Mallow left the championship after securing promotion to senior level. Grenagh, St. Finbarr's and St. Vincent's joined the championship through a combination of relegation and promotion.

The final, a city derby, was played at Páirc Uí Chaoimh in Cork, between St. Finbarr's and St. Vincent's. After a replay, St. Finbarr's won the final by 2-13 to 0-14 to claim their first championship title in the grade and a first title in any football grade since 1985. It remains their only championship title in the grade.

John Paul Murphy of the St. Vincent's club was the championship's top scorer with 0-29.

==Team changes==
===To Championship===

Promoted from the Cork Intermediate Football Championship
- Grenagh

Relegated from the Cork Senior Football Championship
- St. Finbarr's
- St. Vincent's

===From Championship===

Promoted to the Cork Senior Football Championship
- Mallow

==Championship statistics==
===Top scorers===

- Overall

| Rank | Player | Club | Tally | Total | Matches | Average |
| 1 | John Paul Murphy | St. Vincent's | 0-29 | 29 | 5 | 5.80 |
| 2 | Robert O'Mahony | St. Finbarr's | 1-23 | 26 | 6 | 4.33 |
| 3 | Kevin Coakley | Glenville | 0-21 | 21 | 4 | 5.25 |
| 4 | Fionán Murray | St.
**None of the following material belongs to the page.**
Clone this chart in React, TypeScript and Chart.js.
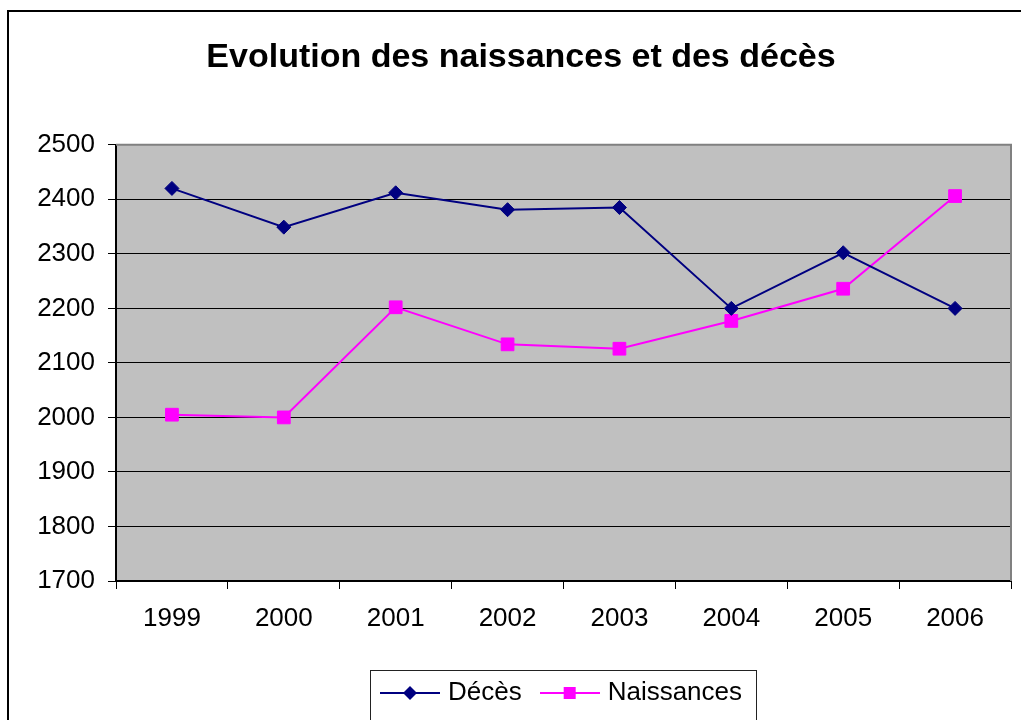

Finbarr's | 0-20 | 20 | 6 | 3.66 |
| 5 | Joe O'Neill | Killavullen | 3-09 | 20 | 4 | 5.00 |
| 6 | James Murphy | Glanmire | 0-16 | 16 | 4 | 4.00 |
| Hugh Curran | Newcestown | 0-16 | 16 | 4 | 4.00 |
| 7 | D. D. Dorgan | Grenagh | 2-09 | 15 | 4 | 3.75 |
| 8 | Colin O'Sullivan | St. Finbarr's | 1-11 | 14 | 6 | 2.33 |
| 9 | Cian Barry | St. Vincent's | 1-10 | 13 | 5 | 2.60 |

- In a single game

| Rank | Player | Club | Tally | Total | Opposition |
| 1 | John Paul Murphy | St. Vincent's | 0-10 | 10 | St. Finbarr's |
| 2 | Joe O'Neill | Killavullen | 2-03 | 9 | Youghal |
| 3 | Paul Condon | Mayfield | 1-05 | 8 | Youghal |
| Robert O'Mahony | St. Finbarr's | 1-05 | 8 | St. Vincent's |
| James Murphy | Glanmire | 0-08 | 8 | Mayfield |
| 4 | Joe O'Neill | Killavullen | 1-04 | 7 | Grenagh |
| Kevin Coakley | Glenville | 0-07 | 7 | Newmarket |
| 5 | Raymond Dorgan | Grenagh | 2-00 | 6 | Killavullen |
| Pádraig Condon | Newcestown | 2-00 | 6 | St. Finbarr's |
| Aindrias Ó Coinceannáin | Béal Átha'n Ghaorthaidh | 1-03 | 6 | Youghal |
| Donal Dorgan | Grenagh | 1-03 | 6 | Glenville |
| Colin O'Sullivan | St. Finbarr's | 1-03 | 6 | Newcestown |

===Miscellaneous===

- St. Finbarr's win their first Intermediate title.